Friday, April 20, 2007

High-End Diploma Mills

So I'm about to embark on a journey through the world of post-graduate education. I'm getting ready to take my GMAT, and after that I'll be enrolling in an MBA program at a well-know university. My parents must be so proud...

Right.

I'm enrolling in an evening-and-weekend program for technology professionals; I'm guaranteed admission as long as I break 500 on the GMAT, get my application in on time, and am ready and able to fork over a significant fraction of $100k for the privilege. Have you seen what it takes to break 500 on the GMAT? You have to have a pulse, and not much else. But flash-forward 18 months after enrollment and I've got a diploma, and there's not even a little asterisk or anything that says I went to night school.

Really, this entire MBA thing is a scam. I've got to get myself stamped so I can get out of the trenches, but I seriously doubt that the MBA program itself is going to provide much in the way of useful training. And it looks like this sort of thing isn't limited to MBAs either. I had a chance to speak with a friend of mine who's getting her master's in library science and she says that she's basically seeing the same thing. She hates grad school, and doesn't necessarily think that she's learning anything particularly critical to her success, but recognizes that if she doesn't get the advanced degree she can't go on to do anything really interesting.

She says that she sees a lot of people in our position, all jumping through these advanced-degree hoops not because they think they'll learn something, but because they need to be able to put the degree on their resumè or else they'll be stuck doing scutwork for the rest of their lives.

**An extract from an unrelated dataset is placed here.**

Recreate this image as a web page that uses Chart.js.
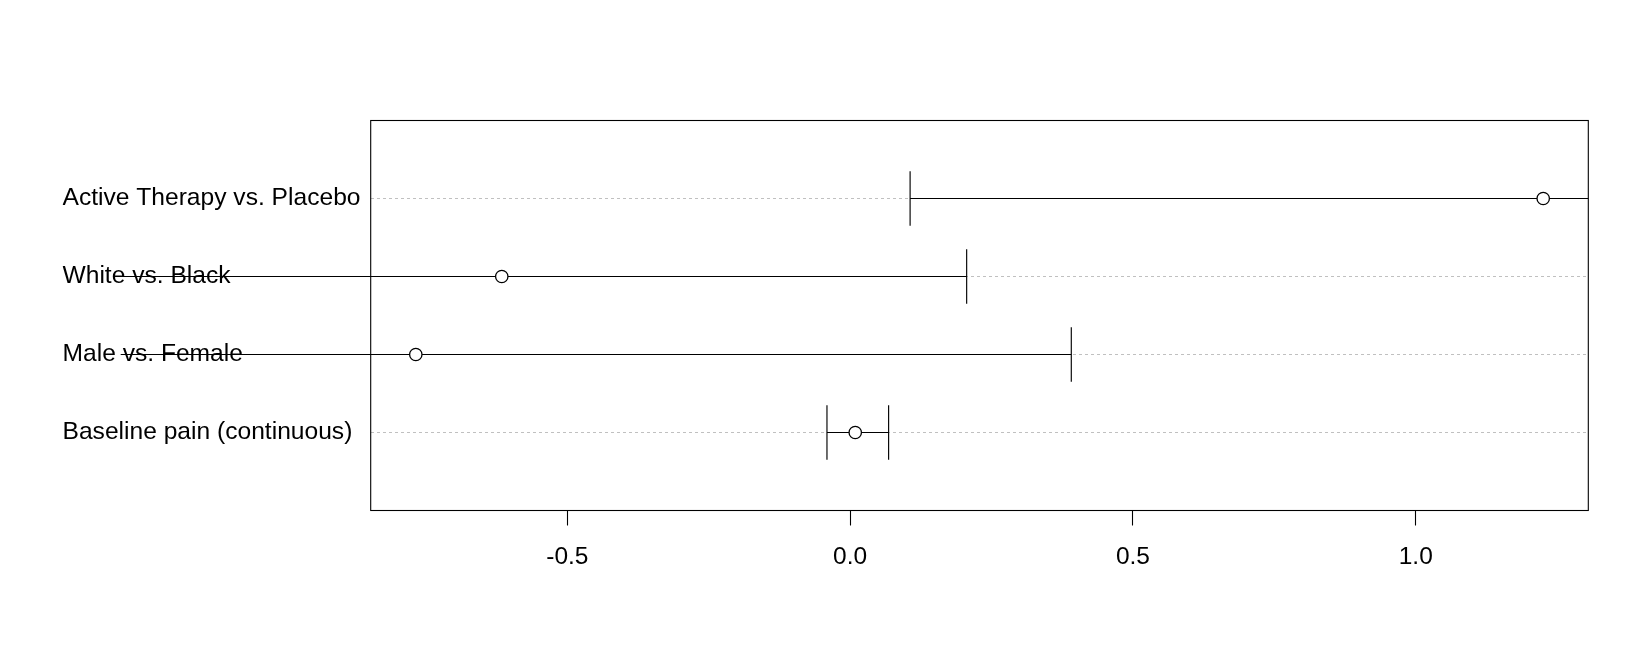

In the case of the program I'm enrolling in I get the feeling that it must be a cash cow for the university. The program costs so much more per semester than an undergraduate degree, and takes up a lot less of the university's resources. When you really stop and look I'm basically buying their endorsement on my resume; its got nothing to do with my level of talent (or lack thereof). Right now I want to do data center operations and, frankly, I think I already have a pretty good idea about how to do it based on all the time I've spent actually working in data centers. What is the business school going to tell me that I don't already know? Accounting? Budgeting? Cash flow projections? Whatever... everyone just puts numbers into Excel. You say something like "time value of money" and their eyes just glaze over.

So anyway, the entire thing strikes me as a big boondoggle. Thoughts?